Most likely, the audio recordings have been sent to Apple—in order to improve Siri—after an accidental activation of Siri, either though the Cupertino company’s smartwatch, the HomePod wireless speaker or one of the other Apple mobile devices including the iPhone, the iPad, or the iPod touch.
The big issue is that these voice snippets end up being accessed by humans—contractors working for the company around the world—that should not have been authorized in the first place and could provide enough details to identify a user—in clear contradiction with Cook’s comments just last month.
Apple is not alone in employing human oversight in order to improve its digital voice assistant.

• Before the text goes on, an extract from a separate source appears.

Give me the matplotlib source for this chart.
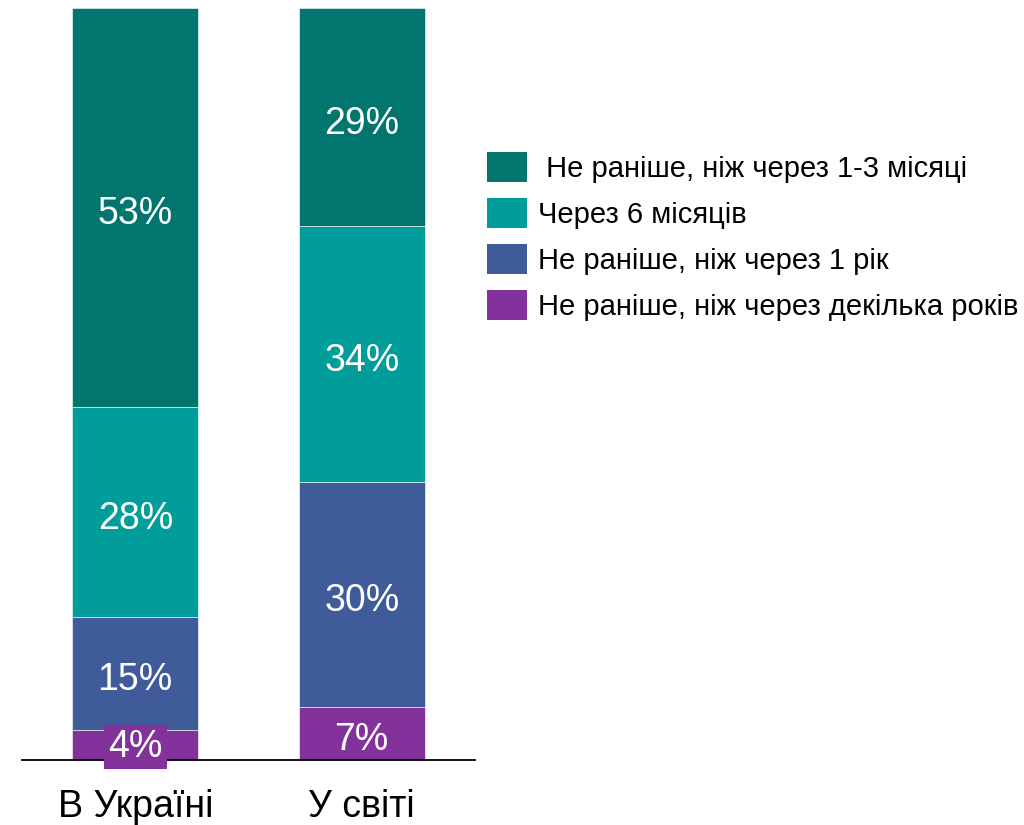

Last May, news emerged about Amazon teams of people around the world that analyze snippets of conversations that Alexa-powered devices secretly record and upload to the cloud, claiming it will improve Alexa's "customer experience." The data is not really being anonymized and can be traced back to the actual owner of the smart speaker.
And earlier this month, Google admitted that it also had a team reviewing audio snippets—less than 0.2% of all audio recordings it claims.
Apple has communicated through its marketing strategy that privacy is at the heart of he company's policy, and has been trying to distinguish itself from Amazon and Google, its direct competitors in the smart assistant market.
In addition, and contrary to Amazon Alexa and Google Assistant, there's no way to opt-out having your audio recordings sent to Apple servers.